Teamsters Prepare for UPS Contract Talks

Health care benefits and pensions as well as wages will top the agenda when the Teamsters union and UPS, the largest Teamsters employer, begin negotiations for a new contract later this month, IBT General President James P. Hoffa said.

The union has been meeting with rank-and-file UPS members and union local leaders in preparation for talks set to start Sept. 27, about 10 months before the current five-year UPS contract expires at the end of next July, he said.

“We’ve got a pretty good idea where we want to go with this contract,” Hoffa said at a National Press Club luncheon in Washington Thursday. “It’s going to be more wages, more pensions, and we want to maintain health care benefits.”

[Watch Hoffa discuss UPS talks and other issues.]

The Teamsters also want to convert more part-time jobs at UPS to full-time jobs. “We’re always working to make sure we get more full time jobs. There are a lot of part time jobs there, and we’re always trying to move that (full-time) number up.”

“UPS is a unique company,” Hoffa said. “We want to make sure working conditions are better ... There’s going to be a lot of pressure to increase our pensions to make them better,” he said. “Pensions will be a big issue in the negotiations.”

The UPS contract is one of several major employer agreements Hoffa and the Teamsters will negotiate in the next five years. The union's contract with less-than-truckload carrier ABF Freight System expires March 31, 2013. Contracts with YRC Worldwide and the National Master Automobile Transporters Agreement expire in 2015.

UPS employs approximately 250,000 Teamsters in its package and trucking divisions. The union has separate agreements with for UPS package workers and UPS Freight, a less-than-truckload carrier.

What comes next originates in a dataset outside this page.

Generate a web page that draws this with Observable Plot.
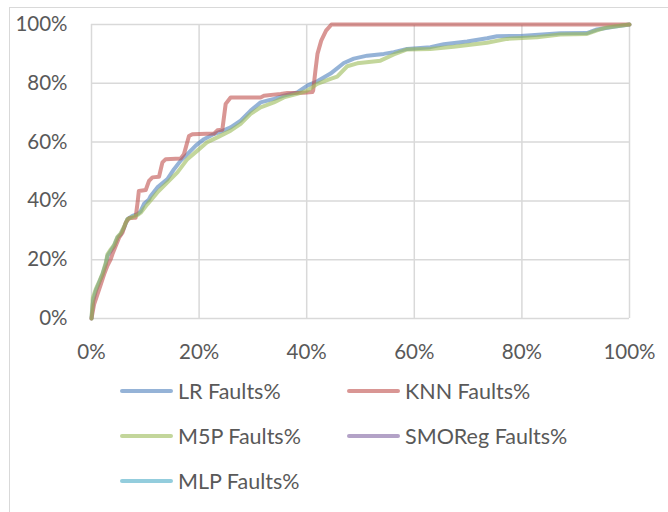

Hoffa discussed the UPS contract talks, UPS Freight and multi-employer pensions during a question and answer period following a speech largely focused on the November elections and what he called a Tea Party-led “war on workers.”

He also stressed organizing efforts at the 1.4 million-member union. “We’ve organized more than 150,000 people in the last five years. That is a tremendous achievement in this economy and these tough times,” Hoffa said.

“We’ve been able to reach out to bus drivers and port workers, airline pilots and airline mechanics. We’ve been able to organize where other people haven’t, and our union, while other unions’ numbers have gone down, has kept its numbers.”

Although the Teamsters union has deep roots in trucking, its membership is increasingly diverse. “So many people say we’re all truck drivers, well it’s not true,” Hoffa said. “I always say the Teamsters union is A-to-Z, airline pilots to zookeepers.”

Last month, pilots at Allegiant Air voted to join a Teamsters Local in Wilmington, Ohio, adding 350 members to the Teamsters Airline Division. Dairy workers at YoCream International in Portland, Ore., joined the Teamsters in July.

Organizing new employers is crucial to the union’s multi-employer pension plans, Hoffa said. Those plans have come under stress as the number of retirees rises and the number of Teamsters employers, especially in trucking, dwindles.

When those plans were established in the 1950s, “there were four people working and one person retired,” Hoffa said. “That was eas. ... Now we have one guy working and five guys retired. That math is harder to maintain.”